Sartre awarded Nobel prize for literature

Essayist, dramatist, prolific author, literary critic and existential philosopher, Jean-Paul did it all. A precocious child — he grew up reading heavy novels from his grandfather’s library before he could even understand them — he matured into a deeply insightful adult, whose early essay Being and Nothingness, arguing against determinism and religion for the possibility of complete self-control in humans, both influenced his early career and defined countless lives. Sartre lived an iconoclastic life, which would come up most prominently after his nomination for the Nobel Peace Prize.

On this day, October 22, in 1964 Jean-Paul Sartre declined to accept his Nobel Prize for literature, awarded in recognition of his work “rich in ideas and filled with the spirit of freedom and the quest for truth.” Sartre declined all awards as a matter of principle, saying an author should stay true to himself.
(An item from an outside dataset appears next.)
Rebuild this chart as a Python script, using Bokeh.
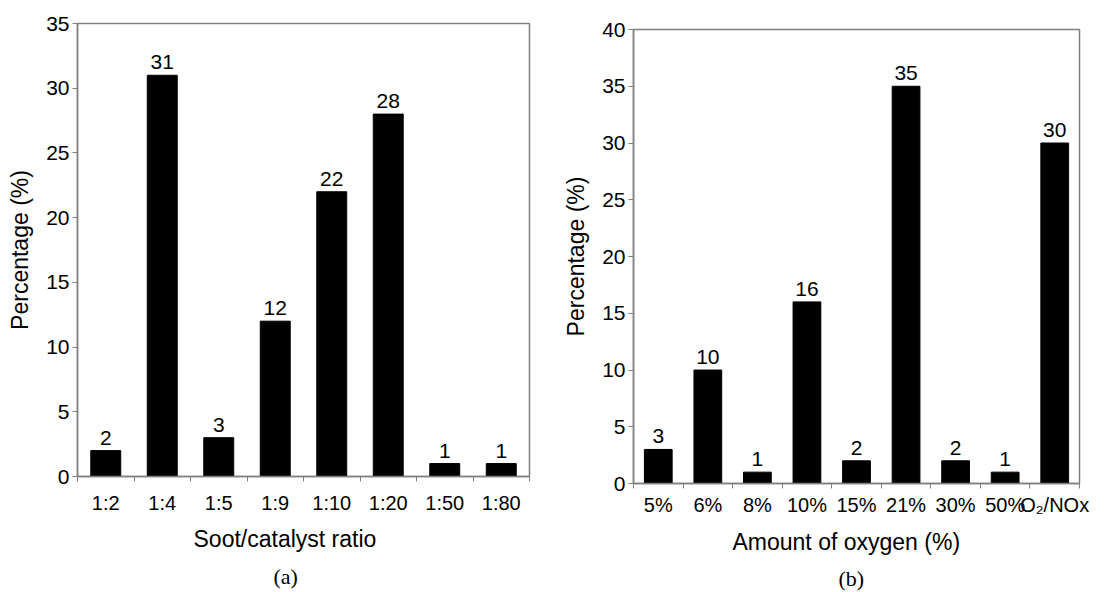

Sartre lived as he wrote: few possessions, no adornments, and merciless self-dedication. In a life with no inherent meaning, he wrote, each of us is to provide our own, and since Sartre was too big for one, his meaning became not only existentialism, but also Marxism (and attempts to connect the two), his published plays, and his treatises on a fellow French writer-philosopher Jean Genet. “As a man, if a certain Jean-Paul Sartre is remembered,” he said, he would like to be remembered for not what he did, but how he lived.